↓

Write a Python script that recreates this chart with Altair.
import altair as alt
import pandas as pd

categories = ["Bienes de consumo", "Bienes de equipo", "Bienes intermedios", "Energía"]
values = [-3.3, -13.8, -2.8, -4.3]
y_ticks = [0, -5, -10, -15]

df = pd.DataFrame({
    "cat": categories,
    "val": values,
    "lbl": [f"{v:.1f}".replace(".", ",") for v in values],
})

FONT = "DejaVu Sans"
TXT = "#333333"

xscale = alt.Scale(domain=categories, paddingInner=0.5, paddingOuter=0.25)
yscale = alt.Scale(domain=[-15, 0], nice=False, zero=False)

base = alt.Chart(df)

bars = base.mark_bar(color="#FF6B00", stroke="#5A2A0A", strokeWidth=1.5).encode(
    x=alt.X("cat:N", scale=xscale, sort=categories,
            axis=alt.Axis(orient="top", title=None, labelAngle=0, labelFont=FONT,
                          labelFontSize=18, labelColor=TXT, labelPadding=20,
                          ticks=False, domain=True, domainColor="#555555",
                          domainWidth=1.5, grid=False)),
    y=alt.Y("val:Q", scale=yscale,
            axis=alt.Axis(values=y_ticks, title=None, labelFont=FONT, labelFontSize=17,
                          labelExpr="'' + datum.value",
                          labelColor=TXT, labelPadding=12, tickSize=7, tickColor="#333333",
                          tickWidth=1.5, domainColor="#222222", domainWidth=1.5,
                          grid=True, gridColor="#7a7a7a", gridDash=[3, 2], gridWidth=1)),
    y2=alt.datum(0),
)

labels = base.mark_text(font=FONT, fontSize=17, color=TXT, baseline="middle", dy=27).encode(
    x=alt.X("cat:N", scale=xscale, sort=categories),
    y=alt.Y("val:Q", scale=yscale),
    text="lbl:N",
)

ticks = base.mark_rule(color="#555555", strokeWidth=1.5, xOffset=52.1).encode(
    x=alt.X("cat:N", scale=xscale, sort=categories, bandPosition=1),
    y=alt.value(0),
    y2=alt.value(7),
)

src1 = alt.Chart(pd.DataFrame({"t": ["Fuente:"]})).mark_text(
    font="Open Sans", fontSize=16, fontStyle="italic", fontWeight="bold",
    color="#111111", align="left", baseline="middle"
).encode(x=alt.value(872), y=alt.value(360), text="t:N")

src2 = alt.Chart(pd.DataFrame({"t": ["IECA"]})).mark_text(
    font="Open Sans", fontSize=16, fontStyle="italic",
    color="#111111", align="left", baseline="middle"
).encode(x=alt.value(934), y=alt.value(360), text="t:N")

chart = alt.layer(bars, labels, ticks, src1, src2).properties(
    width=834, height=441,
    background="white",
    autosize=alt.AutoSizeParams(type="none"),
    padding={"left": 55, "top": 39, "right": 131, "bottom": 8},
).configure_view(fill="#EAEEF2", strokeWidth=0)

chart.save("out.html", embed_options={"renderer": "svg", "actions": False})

↑
↓

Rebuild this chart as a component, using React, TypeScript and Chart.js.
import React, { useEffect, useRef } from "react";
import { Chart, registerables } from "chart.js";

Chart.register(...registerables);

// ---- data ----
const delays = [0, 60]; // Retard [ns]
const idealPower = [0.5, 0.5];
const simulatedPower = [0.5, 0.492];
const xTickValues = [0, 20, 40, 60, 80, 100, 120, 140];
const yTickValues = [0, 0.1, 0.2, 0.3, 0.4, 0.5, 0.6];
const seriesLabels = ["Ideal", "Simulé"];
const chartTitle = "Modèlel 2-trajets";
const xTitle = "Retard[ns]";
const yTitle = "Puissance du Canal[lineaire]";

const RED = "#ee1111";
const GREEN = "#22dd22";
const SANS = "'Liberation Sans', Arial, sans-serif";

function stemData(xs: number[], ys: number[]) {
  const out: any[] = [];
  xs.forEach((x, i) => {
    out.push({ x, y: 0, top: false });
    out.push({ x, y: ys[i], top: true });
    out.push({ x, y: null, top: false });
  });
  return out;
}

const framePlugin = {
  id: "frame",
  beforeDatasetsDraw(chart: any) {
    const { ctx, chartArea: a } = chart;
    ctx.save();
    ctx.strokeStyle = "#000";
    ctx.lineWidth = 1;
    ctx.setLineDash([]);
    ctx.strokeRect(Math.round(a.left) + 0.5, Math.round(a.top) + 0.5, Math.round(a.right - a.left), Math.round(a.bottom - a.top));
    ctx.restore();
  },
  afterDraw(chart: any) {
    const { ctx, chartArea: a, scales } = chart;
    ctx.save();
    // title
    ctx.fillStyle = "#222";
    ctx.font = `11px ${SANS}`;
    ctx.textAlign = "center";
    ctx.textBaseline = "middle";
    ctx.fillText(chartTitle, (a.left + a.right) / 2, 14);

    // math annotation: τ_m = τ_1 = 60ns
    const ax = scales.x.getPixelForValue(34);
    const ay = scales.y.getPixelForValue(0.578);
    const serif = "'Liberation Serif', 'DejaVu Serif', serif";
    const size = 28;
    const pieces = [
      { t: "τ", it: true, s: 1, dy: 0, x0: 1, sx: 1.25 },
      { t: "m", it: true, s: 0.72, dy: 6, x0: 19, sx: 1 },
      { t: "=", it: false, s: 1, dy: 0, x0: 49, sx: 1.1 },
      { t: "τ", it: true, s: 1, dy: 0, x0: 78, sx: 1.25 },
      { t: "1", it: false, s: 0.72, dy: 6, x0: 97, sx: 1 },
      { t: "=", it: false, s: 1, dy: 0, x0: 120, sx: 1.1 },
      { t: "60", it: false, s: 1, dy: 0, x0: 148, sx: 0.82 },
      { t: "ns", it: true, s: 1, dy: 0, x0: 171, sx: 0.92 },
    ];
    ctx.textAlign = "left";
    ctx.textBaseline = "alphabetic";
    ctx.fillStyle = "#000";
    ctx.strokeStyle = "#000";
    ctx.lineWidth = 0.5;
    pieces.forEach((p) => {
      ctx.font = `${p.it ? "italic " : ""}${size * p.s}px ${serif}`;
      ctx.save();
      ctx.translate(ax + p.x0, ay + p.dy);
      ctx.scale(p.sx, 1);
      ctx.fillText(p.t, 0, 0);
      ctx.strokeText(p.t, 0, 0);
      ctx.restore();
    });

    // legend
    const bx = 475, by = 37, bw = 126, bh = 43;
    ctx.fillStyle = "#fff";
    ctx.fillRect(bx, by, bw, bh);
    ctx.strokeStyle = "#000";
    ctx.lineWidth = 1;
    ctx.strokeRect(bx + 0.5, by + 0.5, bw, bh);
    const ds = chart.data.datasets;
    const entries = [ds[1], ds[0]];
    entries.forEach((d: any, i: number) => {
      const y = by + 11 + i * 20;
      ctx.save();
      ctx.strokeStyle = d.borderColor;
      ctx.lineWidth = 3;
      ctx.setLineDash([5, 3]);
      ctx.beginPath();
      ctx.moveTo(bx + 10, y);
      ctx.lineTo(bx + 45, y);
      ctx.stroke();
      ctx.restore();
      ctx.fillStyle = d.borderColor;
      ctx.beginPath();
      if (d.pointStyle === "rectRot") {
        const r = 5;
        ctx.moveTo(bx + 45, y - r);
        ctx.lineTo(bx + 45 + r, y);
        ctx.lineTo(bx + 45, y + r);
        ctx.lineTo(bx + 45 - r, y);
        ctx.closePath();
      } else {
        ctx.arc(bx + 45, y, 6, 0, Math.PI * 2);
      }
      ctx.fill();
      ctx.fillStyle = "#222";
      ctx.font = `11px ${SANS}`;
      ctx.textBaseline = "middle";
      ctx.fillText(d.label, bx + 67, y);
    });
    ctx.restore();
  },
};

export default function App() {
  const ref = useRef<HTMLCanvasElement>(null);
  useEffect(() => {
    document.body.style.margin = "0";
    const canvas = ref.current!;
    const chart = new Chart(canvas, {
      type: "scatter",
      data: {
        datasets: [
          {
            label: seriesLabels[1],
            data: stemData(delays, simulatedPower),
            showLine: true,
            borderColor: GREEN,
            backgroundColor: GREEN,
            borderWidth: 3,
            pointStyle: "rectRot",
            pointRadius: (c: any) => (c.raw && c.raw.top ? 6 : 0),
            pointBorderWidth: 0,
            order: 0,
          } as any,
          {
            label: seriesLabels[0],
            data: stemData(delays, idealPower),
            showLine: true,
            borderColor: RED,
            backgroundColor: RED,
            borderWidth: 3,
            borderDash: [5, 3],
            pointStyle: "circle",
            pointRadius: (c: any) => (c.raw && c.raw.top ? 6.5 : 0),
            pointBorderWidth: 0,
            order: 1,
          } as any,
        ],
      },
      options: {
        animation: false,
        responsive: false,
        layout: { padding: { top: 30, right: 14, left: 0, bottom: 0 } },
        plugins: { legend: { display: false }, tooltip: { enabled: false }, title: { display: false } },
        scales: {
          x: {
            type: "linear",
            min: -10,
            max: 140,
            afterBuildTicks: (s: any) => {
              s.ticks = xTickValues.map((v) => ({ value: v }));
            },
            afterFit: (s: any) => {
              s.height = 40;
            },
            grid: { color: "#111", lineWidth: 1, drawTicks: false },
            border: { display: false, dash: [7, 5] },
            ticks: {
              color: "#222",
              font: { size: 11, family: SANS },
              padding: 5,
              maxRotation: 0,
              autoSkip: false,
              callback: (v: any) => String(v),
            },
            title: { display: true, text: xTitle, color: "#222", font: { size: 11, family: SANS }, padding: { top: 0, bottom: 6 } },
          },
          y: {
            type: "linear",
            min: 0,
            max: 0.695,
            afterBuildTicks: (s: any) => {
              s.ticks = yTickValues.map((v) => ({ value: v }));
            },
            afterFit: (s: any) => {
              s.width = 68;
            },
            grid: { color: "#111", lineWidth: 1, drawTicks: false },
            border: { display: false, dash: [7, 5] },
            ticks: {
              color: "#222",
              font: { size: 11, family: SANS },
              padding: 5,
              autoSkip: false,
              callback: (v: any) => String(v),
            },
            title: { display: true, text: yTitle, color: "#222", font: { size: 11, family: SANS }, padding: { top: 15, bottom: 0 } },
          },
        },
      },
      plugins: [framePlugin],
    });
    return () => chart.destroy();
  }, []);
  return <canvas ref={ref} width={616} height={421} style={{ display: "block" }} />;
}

↑

(Task objective)
Return the lines from the line with "Rebuild this chart" through the line with "ctx.fillText(chartTitle, (a.left +", inclusive, exactly as they stand, and nothing else.

(Solved exercise)
Rebuild this chart as a component, using React, TypeScript and Chart.js.
import React, { useEffect, useRef } from "react";
import { Chart, registerables } from "chart.js";

Chart.register(...registerables);

// ---- data ----
const delays = [0, 60]; // Retard [ns]
const idealPower = [0.5, 0.5];
const simulatedPower = [0.5, 0.492];
const xTickValues = [0, 20, 40, 60, 80, 100, 120, 140];
const yTickValues = [0, 0.1, 0.2, 0.3, 0.4, 0.5, 0.6];
const seriesLabels = ["Ideal", "Simulé"];
const chartTitle = "Modèlel 2-trajets";
const xTitle = "Retard[ns]";
const yTitle = "Puissance du Canal[lineaire]";

const RED = "#ee1111";
const GREEN = "#22dd22";
const SANS = "'Liberation Sans', Arial, sans-serif";

function stemData(xs: number[], ys: number[]) {
  const out: any[] = [];
  xs.forEach((x, i) => {
    out.push({ x, y: 0, top: false });
    out.push({ x, y: ys[i], top: true });
    out.push({ x, y: null, top: false });
  });
  return out;
}

const framePlugin = {
  id: "frame",
  beforeDatasetsDraw(chart: any) {
    const { ctx, chartArea: a } = chart;
    ctx.save();
    ctx.strokeStyle = "#000";
    ctx.lineWidth = 1;
    ctx.setLineDash([]);
    ctx.strokeRect(Math.round(a.left) + 0.5, Math.round(a.top) + 0.5, Math.round(a.right - a.left), Math.round(a.bottom - a.top));
    ctx.restore();
  },
  afterDraw(chart: any) {
    const { ctx, chartArea: a, scales } = chart;
    ctx.save();
    // title
    ctx.fillStyle = "#222";
    ctx.font = `11px ${SANS}`;
    ctx.textAlign = "center";
    ctx.textBaseline = "middle";
    ctx.fillText(chartTitle, (a.left + a.right) / 2, 14);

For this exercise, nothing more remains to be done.